Score: 7.8 out of 10
Buy it if you are heading into a festival season and need a breathable, credible outer layer at midrange price. Wait for an ASOS sale if you can: the jacket regularly appears in promotional windows and the discount makes the sizing gamble easier to absorb.
Frequently Asked Questions
Is the Dickies Fishersville worth £75?
For festival and warm-weather summer use, yes. The mesh lining delivers breathability that jackets at £35–£50 cannot match, and the Dickies construction holds up against much more expensive coaches jacket alternatives. It scores 7.8 out of 10 with caveats around creasing and snap-button stiffness, both of which are manageable rather than deal-breaking.
What size should I buy in the Dickies Fishersville?
Size down one from your usual UK size. The jacket runs consistently large, and the shoulder seam placement at your true size will sit too low for the silhouette to work as intended. If you are normally a UK 12, buy the UK 10; if you are petite and usually a UK 10–12, try the XS first.
Does the poplin shell hold up to being packed in a bag?
It creases. Owners consistently report that folding the Fishersville into a festival bag produces visible creasing that requires steaming to remove. The poplin weave is inherently prone to this, and no amount of gentle folding eliminates it entirely. If you need a packable jacket that recovers its shape from a rucksack, the Columbia Painted Peak Windbreaker is the better choice.
What is the best alternative to the Fishersville?
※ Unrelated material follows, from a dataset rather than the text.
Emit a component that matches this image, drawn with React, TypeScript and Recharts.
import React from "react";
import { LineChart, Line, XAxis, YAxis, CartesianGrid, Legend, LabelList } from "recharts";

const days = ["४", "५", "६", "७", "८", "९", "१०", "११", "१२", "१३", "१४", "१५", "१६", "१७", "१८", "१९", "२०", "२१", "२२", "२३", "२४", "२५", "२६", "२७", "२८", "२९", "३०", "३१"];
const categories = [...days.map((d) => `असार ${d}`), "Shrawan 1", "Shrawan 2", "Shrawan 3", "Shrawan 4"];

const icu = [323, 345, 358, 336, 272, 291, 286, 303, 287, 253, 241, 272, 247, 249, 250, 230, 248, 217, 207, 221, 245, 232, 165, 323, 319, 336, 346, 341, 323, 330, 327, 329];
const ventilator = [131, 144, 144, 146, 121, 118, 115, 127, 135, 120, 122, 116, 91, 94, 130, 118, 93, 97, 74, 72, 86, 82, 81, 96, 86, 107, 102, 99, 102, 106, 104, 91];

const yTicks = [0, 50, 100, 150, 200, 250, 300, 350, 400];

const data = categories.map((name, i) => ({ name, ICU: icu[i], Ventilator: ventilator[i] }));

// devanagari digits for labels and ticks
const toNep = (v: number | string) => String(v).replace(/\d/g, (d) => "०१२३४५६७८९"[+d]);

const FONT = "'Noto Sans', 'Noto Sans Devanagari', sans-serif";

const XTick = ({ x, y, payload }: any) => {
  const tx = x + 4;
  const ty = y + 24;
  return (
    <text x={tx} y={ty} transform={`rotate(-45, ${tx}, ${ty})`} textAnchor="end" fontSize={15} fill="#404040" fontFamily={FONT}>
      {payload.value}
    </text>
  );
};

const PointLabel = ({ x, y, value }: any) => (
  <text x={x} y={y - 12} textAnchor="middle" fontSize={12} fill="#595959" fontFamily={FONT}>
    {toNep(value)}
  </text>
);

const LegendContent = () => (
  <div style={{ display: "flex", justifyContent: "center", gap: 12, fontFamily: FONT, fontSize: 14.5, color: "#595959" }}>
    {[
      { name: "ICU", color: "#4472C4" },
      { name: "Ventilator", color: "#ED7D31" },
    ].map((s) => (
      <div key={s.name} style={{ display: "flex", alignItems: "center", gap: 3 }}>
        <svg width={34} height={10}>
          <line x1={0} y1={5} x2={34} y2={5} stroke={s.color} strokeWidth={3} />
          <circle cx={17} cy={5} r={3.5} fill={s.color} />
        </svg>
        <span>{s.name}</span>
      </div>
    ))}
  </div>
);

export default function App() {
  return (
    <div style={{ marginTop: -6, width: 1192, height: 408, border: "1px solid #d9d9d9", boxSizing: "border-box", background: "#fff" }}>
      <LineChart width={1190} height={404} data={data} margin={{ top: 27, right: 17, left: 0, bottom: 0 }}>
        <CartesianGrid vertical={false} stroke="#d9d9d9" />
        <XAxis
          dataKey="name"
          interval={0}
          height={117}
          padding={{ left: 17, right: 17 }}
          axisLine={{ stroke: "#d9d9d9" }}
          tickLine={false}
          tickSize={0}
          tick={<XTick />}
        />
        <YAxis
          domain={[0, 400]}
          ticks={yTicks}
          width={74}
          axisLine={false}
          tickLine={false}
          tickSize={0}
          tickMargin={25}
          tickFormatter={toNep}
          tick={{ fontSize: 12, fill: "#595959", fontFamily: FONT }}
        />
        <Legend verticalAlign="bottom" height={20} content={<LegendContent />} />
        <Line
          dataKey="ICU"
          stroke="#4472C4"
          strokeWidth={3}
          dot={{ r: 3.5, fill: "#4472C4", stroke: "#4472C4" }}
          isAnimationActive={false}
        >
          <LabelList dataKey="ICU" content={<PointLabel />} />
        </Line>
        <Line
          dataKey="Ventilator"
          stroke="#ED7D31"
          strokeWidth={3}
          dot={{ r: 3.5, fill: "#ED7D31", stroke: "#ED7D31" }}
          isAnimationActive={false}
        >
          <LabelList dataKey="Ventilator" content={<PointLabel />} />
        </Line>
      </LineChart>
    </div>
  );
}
The Carhartt WIP OG Active Jacket at around £130 from ASOS or END Clothing. It offers better construction quality, a more consistent fit across sizes, and a shell that does not crease with packing. Choose it over the Fishersville if you want a coaches jacket that outlasts multiple seasons and can absorb harder wear; choose the Dickies if the £55 difference matters more than those factors.